Individual Submission Summary
Share...

Direct link:

International organizations and framings of crisis: A comparison of organizational discourse on Venezuela and Ukraine

Sat, March 22, 1:15 to 2:30pm, Palmer House, Floor: 3rd Floor, Salon 7

Proposal

According to recent humanitarian aid allocation patterns, crises that impact populations in the Global North have received a disproportionate amount of resources, while crises across the Global South have experienced record funding shortfalls (Fassihi, 2022; NRC, 2022). While geopolitical and economic rationales may explain these disparities, critics have claimed that racist beliefs rooted in colonial legacies shape priorities in humanitarianism, with certain crises being deemed “extraordinary” and therefore in need of immediate response and resources, while others are considered “normal” and less worthy of attention (AMEJA, 2022; Howard, et al., 2022). In this paper, we explore the degree to which such critiques apply to the education in emergencies (EiE) sector.

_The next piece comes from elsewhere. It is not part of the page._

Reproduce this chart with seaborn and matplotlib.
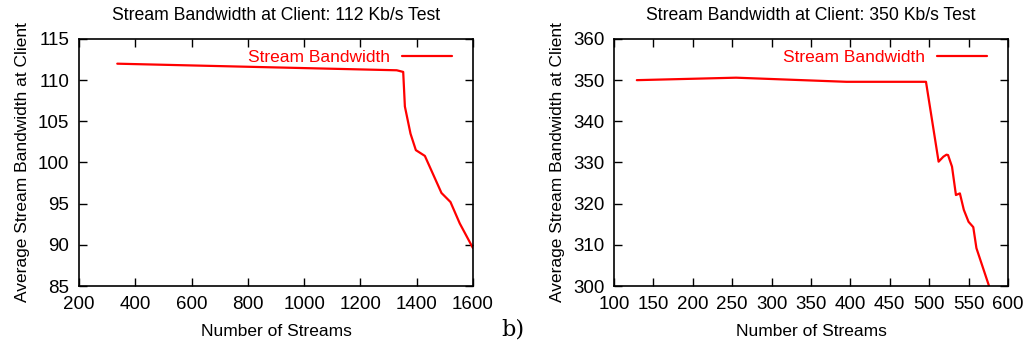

This paper compares the ways in which IOs have discursively framed educational crisis in the Venezuela and Ukraine contexts. We conduct a critical policy analysis of three of the major EiE-supporting international organizations: UNICEF, UNHCR, and the World Bank. We examine how the organizations frame the nature and urgency of each humanitarian crisis through analyses of policy documents, social media, public announcements, and websites. We examine over 30 documents, publications, social media posts, and other relevant texts from each IO that relate to education during each crisis, and explore the ways in which UNICEF, UNHCR, and the World Bank frame educational crises and the degree to which such framings reflect the “normal” versus “extraordinary” binary.

This research is guided by the concept of coloniality, which highlights the persistence of colonialism within current global power structures (Ndlovu-Gatsheni, 2021; Quijano, 2007). Coloniality asserts that racial categories established during the colonial era influence how humanitarian actors from the Global North perceive populations in the Global South (Pailey, 2020; Wilson, 2013). By analyzing organizational discourses, this study examines if and how coloniality and racism shape priorities within the EiE sector.

Our findings indicate a large discrepancy in the number of publications and amount of rhetoric covering the Ukraine and Venezuela refugee crisis. The content of the discourse is very different as well, with Venezuela presented as a more natural crisis that befalls people in South America, whereas Ukraine is deemed “exceptional.” The analysis furthermore shows racialized and assumptions about those living in the Global South underpin these framings.